━━━ Extracted material ━━━

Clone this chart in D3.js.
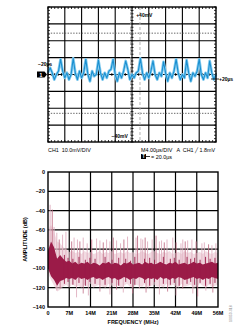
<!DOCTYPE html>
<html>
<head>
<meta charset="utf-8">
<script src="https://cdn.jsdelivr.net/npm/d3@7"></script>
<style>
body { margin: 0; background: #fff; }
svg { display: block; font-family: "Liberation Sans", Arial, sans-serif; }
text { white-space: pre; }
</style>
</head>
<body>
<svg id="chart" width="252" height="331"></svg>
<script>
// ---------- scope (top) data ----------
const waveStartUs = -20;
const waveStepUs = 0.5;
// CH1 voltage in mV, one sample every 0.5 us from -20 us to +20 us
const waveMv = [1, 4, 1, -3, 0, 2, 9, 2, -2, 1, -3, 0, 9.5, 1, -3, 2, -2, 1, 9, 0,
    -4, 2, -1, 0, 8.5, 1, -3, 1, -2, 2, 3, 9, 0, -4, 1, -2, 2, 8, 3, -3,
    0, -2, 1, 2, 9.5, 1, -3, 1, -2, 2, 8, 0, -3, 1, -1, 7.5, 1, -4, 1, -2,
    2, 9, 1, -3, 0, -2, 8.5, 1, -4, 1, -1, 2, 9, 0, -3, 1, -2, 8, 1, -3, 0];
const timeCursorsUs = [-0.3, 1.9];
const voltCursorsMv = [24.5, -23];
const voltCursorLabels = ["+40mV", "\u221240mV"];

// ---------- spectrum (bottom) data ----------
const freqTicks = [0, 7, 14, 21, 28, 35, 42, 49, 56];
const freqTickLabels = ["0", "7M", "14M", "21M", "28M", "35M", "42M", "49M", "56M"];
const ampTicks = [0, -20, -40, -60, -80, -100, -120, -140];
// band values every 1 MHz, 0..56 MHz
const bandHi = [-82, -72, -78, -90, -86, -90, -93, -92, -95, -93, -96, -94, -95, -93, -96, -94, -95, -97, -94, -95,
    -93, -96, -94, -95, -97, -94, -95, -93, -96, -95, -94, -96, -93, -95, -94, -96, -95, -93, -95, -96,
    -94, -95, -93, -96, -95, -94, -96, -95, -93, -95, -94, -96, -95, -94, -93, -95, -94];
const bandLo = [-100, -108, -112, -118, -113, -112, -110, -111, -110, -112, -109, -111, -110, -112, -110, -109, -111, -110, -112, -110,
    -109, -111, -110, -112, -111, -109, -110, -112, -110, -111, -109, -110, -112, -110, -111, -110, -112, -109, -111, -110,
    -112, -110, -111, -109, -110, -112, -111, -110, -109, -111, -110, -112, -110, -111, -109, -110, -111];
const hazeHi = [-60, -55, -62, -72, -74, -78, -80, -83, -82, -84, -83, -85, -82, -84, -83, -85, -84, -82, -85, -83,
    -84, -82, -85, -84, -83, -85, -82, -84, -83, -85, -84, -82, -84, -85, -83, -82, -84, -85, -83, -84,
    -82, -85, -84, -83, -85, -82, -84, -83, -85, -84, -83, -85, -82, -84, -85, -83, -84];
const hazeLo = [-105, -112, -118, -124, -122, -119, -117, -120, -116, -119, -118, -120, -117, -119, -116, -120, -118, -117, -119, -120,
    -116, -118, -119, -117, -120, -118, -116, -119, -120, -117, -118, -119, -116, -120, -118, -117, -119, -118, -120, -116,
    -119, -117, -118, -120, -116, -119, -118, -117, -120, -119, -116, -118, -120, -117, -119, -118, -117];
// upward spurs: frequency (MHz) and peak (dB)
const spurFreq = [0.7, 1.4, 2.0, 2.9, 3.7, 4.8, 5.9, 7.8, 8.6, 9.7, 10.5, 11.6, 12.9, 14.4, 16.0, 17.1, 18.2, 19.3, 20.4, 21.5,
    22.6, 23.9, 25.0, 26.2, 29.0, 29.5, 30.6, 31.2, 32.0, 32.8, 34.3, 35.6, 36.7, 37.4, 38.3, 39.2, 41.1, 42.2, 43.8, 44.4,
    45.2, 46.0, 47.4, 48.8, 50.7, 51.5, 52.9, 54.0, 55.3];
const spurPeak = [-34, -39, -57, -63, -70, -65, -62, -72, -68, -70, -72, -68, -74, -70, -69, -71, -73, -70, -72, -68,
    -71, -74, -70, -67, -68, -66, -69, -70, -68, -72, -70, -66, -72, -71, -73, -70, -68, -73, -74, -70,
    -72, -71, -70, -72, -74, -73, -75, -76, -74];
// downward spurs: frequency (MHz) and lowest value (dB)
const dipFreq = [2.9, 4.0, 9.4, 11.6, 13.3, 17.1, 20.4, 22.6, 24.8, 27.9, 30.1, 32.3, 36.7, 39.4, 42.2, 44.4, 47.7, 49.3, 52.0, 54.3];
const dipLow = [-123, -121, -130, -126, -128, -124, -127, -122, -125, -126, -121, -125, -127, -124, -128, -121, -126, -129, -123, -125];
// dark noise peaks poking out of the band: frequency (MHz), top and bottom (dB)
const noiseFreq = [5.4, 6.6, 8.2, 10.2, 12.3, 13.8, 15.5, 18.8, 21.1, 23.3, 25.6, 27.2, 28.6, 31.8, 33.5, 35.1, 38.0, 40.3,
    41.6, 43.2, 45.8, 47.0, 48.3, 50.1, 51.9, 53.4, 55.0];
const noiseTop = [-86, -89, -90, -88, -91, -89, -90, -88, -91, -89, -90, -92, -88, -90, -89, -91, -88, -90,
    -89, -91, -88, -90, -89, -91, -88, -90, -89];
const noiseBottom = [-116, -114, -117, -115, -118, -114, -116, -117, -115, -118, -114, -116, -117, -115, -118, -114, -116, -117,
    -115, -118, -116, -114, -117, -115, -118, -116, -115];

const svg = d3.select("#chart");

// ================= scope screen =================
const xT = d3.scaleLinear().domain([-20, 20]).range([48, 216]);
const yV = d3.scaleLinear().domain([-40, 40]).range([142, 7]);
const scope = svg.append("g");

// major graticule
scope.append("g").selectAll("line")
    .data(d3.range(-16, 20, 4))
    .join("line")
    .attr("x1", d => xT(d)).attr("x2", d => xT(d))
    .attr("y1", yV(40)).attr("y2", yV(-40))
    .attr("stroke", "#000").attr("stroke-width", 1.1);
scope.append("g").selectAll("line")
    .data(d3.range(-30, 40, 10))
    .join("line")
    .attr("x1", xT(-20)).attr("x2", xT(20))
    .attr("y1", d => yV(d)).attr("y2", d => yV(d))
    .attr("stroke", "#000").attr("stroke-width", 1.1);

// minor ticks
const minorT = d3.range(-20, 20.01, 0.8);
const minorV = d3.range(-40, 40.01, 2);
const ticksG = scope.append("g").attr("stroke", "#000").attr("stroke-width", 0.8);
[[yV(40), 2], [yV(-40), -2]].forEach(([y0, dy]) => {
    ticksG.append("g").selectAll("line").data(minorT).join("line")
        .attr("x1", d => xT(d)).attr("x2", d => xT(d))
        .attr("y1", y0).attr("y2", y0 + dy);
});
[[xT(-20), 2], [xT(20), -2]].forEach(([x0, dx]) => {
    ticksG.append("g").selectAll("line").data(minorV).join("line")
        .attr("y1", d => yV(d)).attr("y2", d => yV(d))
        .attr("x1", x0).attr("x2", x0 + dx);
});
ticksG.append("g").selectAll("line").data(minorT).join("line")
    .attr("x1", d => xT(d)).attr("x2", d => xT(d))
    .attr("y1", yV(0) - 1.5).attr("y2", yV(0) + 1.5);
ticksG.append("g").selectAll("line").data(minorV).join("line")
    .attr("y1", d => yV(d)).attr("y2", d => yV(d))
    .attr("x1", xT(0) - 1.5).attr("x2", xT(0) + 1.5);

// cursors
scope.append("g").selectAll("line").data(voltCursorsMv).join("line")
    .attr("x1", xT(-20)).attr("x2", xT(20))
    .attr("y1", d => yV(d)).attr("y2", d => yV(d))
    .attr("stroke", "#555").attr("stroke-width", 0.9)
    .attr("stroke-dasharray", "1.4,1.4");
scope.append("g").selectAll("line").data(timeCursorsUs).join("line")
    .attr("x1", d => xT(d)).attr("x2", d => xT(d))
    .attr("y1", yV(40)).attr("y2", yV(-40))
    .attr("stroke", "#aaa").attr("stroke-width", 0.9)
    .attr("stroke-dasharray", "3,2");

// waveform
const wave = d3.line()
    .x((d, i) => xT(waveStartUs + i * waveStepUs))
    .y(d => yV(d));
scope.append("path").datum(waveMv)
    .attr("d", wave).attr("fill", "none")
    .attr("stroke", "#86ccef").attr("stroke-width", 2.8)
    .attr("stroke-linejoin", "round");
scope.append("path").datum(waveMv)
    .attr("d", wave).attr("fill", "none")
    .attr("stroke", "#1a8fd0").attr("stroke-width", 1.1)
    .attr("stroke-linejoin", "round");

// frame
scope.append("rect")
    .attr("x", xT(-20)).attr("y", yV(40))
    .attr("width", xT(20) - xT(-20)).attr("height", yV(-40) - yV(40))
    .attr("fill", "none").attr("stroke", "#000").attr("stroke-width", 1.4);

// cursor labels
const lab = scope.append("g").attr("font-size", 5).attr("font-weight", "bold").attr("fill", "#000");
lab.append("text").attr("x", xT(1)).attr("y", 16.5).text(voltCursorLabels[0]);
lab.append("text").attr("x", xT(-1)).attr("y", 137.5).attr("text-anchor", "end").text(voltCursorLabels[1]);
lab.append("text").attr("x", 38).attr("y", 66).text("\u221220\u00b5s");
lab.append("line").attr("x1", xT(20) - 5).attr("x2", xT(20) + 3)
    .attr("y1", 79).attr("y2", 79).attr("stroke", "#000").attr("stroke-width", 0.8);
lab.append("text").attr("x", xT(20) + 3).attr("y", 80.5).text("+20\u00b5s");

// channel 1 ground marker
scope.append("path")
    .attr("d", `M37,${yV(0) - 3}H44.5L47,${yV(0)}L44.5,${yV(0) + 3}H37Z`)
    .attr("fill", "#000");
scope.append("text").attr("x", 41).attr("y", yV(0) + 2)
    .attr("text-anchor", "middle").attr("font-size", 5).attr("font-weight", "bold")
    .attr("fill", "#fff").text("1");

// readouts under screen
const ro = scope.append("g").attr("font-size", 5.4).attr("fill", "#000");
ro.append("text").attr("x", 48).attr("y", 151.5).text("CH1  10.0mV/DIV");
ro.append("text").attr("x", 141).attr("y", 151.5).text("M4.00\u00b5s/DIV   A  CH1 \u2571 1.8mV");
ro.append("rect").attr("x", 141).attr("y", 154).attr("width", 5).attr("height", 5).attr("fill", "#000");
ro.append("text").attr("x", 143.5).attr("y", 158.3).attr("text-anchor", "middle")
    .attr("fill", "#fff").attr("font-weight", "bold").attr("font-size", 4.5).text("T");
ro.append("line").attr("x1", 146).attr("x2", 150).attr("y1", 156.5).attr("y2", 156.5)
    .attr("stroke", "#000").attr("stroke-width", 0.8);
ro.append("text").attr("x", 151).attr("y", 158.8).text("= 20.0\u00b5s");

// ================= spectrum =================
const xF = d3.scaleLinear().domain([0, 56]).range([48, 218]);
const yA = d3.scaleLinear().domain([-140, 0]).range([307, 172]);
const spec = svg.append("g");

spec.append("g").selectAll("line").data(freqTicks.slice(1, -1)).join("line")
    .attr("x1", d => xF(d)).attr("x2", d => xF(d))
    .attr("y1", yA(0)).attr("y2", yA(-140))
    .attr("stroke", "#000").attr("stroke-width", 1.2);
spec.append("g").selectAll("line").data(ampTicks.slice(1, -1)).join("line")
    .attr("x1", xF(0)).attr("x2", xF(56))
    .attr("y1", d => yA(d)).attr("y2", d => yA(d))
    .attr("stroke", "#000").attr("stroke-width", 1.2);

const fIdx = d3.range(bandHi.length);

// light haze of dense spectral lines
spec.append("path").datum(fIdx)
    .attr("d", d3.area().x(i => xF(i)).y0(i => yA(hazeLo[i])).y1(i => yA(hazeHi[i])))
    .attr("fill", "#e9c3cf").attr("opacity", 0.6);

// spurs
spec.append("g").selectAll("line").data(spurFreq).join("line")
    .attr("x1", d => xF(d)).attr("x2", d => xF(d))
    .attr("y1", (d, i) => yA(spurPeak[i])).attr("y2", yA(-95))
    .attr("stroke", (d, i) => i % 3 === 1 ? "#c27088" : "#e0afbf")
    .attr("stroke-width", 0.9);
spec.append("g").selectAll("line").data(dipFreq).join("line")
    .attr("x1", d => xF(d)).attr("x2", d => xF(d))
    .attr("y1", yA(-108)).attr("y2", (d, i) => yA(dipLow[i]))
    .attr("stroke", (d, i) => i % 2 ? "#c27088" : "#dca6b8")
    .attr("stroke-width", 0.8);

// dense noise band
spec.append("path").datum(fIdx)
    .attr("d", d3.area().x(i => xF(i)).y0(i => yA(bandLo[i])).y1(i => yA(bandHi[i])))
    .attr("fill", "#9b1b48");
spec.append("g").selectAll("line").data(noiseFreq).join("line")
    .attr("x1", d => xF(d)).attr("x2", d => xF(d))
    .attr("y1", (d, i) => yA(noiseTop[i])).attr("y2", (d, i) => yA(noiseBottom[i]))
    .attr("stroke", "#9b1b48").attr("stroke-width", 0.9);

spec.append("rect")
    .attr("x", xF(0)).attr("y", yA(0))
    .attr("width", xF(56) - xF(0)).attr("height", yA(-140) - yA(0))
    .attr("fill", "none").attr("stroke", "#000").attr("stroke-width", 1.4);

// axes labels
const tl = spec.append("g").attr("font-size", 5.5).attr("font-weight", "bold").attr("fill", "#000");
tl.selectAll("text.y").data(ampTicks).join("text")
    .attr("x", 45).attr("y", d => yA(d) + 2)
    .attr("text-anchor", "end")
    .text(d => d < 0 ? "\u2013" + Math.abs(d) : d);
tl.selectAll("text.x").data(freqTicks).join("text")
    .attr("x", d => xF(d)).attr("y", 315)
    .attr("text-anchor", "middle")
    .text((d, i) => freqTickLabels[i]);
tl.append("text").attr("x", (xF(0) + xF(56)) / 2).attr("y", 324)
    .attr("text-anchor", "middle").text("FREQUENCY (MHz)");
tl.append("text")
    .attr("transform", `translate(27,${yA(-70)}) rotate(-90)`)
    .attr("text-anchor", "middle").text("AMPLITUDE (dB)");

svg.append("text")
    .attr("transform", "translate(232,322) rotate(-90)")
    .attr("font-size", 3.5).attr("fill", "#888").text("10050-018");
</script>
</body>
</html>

━━━
━━━ Extracted material ━━━

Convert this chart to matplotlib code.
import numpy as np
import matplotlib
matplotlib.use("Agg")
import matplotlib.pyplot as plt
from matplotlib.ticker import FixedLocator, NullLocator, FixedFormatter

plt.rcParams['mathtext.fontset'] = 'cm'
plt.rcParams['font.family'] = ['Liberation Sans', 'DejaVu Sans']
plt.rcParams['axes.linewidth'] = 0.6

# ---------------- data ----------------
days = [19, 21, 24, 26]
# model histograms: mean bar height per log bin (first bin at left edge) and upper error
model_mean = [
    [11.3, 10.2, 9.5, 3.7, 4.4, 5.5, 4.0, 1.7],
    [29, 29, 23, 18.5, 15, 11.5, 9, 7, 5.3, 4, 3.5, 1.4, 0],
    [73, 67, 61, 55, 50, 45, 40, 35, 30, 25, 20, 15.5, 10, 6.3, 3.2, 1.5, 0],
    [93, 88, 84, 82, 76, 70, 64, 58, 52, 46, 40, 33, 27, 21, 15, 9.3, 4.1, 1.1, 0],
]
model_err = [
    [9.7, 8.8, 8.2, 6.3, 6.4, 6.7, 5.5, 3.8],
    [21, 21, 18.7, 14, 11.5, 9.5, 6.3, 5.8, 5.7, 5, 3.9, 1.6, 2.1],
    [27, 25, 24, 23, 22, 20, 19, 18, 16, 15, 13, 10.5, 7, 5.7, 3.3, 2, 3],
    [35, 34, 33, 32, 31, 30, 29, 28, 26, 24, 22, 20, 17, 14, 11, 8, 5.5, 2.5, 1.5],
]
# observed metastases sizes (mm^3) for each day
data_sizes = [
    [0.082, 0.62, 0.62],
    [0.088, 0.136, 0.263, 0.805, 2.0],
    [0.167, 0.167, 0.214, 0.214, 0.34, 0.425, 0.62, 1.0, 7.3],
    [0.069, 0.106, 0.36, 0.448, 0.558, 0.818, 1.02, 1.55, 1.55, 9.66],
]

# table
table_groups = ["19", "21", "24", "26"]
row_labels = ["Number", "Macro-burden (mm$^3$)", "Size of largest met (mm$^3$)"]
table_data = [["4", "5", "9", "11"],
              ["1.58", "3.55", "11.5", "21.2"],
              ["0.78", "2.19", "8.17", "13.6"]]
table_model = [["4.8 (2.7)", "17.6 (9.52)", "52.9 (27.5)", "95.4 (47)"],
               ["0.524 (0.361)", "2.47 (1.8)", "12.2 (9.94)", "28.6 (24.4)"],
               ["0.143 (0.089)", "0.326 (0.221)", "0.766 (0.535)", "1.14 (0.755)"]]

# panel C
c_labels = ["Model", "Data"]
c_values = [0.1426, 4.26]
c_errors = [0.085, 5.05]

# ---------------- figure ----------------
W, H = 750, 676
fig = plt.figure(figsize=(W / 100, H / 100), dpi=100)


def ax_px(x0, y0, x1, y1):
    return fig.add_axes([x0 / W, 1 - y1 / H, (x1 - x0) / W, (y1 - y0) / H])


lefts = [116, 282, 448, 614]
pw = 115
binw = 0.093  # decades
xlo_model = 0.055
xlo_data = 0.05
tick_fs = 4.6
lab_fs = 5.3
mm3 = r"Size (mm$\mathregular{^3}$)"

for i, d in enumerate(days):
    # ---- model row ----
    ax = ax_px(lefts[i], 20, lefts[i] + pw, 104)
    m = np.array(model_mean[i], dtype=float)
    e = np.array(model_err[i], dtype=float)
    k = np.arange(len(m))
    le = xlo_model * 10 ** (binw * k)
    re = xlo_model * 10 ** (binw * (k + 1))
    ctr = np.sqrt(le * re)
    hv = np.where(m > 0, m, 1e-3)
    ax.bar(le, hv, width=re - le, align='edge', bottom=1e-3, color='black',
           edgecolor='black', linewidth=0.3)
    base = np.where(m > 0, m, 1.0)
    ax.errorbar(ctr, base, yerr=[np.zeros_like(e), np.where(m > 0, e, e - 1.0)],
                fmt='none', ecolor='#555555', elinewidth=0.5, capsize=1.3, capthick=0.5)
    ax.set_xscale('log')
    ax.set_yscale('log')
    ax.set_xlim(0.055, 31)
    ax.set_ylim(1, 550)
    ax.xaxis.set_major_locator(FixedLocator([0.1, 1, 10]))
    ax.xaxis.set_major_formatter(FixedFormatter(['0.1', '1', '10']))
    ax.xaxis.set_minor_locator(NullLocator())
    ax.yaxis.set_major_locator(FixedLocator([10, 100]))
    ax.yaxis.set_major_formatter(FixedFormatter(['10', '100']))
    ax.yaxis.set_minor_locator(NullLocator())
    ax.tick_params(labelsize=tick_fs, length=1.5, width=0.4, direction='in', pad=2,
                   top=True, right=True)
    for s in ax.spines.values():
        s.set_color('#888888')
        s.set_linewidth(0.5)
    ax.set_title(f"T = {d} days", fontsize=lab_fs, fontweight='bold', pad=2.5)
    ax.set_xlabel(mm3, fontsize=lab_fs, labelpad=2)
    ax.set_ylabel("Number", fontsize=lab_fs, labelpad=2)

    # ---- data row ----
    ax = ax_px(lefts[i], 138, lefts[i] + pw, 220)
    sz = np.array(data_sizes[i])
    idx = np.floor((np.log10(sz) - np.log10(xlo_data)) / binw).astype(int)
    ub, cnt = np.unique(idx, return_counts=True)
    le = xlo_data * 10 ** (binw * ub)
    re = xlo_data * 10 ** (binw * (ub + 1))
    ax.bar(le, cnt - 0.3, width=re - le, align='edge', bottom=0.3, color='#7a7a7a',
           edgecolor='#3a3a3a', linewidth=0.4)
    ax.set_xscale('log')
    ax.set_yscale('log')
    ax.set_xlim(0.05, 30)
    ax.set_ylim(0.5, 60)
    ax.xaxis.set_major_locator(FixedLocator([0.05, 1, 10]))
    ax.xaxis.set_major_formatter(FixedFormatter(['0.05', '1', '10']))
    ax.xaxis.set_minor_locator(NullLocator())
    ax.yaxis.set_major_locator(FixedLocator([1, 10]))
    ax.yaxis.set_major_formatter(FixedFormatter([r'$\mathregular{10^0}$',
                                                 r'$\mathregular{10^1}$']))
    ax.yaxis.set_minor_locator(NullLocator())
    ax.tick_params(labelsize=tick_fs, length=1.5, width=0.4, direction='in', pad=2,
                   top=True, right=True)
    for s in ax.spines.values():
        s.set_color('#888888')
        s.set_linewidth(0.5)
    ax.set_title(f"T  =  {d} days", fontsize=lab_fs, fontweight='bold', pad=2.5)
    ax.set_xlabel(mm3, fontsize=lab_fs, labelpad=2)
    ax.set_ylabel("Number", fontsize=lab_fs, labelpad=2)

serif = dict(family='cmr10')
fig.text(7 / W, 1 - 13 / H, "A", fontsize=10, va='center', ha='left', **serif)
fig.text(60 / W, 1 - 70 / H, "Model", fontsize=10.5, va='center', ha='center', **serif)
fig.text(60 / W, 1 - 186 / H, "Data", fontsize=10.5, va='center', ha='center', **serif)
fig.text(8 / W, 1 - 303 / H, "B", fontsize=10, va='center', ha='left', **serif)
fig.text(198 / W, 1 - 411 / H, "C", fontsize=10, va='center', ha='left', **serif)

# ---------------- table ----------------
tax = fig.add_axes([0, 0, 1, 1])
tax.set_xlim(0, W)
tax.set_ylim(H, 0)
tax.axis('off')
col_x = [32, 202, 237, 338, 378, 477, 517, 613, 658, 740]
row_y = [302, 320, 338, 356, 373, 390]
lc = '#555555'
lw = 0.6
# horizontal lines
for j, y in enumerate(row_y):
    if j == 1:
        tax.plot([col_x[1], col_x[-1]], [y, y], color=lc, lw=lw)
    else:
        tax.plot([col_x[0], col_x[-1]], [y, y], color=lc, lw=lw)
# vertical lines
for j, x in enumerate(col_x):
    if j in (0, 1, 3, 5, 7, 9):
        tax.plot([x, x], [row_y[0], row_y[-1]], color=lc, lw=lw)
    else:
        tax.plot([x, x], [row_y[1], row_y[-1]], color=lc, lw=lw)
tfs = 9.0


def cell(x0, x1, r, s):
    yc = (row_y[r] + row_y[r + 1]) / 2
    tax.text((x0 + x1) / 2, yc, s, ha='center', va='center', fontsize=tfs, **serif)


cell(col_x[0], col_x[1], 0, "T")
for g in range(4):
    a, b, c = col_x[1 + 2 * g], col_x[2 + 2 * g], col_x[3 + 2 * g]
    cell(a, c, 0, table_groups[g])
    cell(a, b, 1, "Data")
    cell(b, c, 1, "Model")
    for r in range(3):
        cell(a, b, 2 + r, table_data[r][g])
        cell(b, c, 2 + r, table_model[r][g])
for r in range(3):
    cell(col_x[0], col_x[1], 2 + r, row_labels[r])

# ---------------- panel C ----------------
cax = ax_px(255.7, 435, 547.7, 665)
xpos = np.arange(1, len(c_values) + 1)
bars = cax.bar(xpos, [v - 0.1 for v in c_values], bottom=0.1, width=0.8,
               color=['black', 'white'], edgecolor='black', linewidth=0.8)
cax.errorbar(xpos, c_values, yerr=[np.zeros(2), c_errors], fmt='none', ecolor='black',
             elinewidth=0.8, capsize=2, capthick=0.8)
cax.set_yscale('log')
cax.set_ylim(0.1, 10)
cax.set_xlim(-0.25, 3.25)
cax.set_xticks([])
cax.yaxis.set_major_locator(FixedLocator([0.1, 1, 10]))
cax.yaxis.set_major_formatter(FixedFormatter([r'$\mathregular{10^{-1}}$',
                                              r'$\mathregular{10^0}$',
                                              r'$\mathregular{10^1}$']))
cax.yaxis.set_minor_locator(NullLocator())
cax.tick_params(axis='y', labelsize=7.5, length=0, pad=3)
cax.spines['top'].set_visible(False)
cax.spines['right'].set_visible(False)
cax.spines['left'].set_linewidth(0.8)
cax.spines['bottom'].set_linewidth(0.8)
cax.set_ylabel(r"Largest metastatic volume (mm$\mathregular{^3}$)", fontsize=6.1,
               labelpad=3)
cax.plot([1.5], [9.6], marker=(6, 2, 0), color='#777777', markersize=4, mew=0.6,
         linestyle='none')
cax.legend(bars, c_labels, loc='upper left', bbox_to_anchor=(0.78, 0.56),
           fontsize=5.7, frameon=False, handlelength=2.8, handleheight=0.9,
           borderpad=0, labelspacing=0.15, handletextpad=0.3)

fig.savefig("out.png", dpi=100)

━━━

• _Directive_
Everything from the line containing "Convert this chart to matplotlib code." down to the line containing "plt.rcParams['axes.linewidth'] = 0.6" should be retyped exactly, both lines included, and nothing more.

• _Worked answer_
Convert this chart to matplotlib code.
import numpy as np
import matplotlib
matplotlib.use("Agg")
import matplotlib.pyplot as plt
from matplotlib.ticker import FixedLocator, NullLocator, FixedFormatter

plt.rcParams['mathtext.fontset'] = 'cm'
plt.rcParams['font.family'] = ['Liberation Sans', 'DejaVu Sans']
plt.rcParams['axes.linewidth'] = 0.6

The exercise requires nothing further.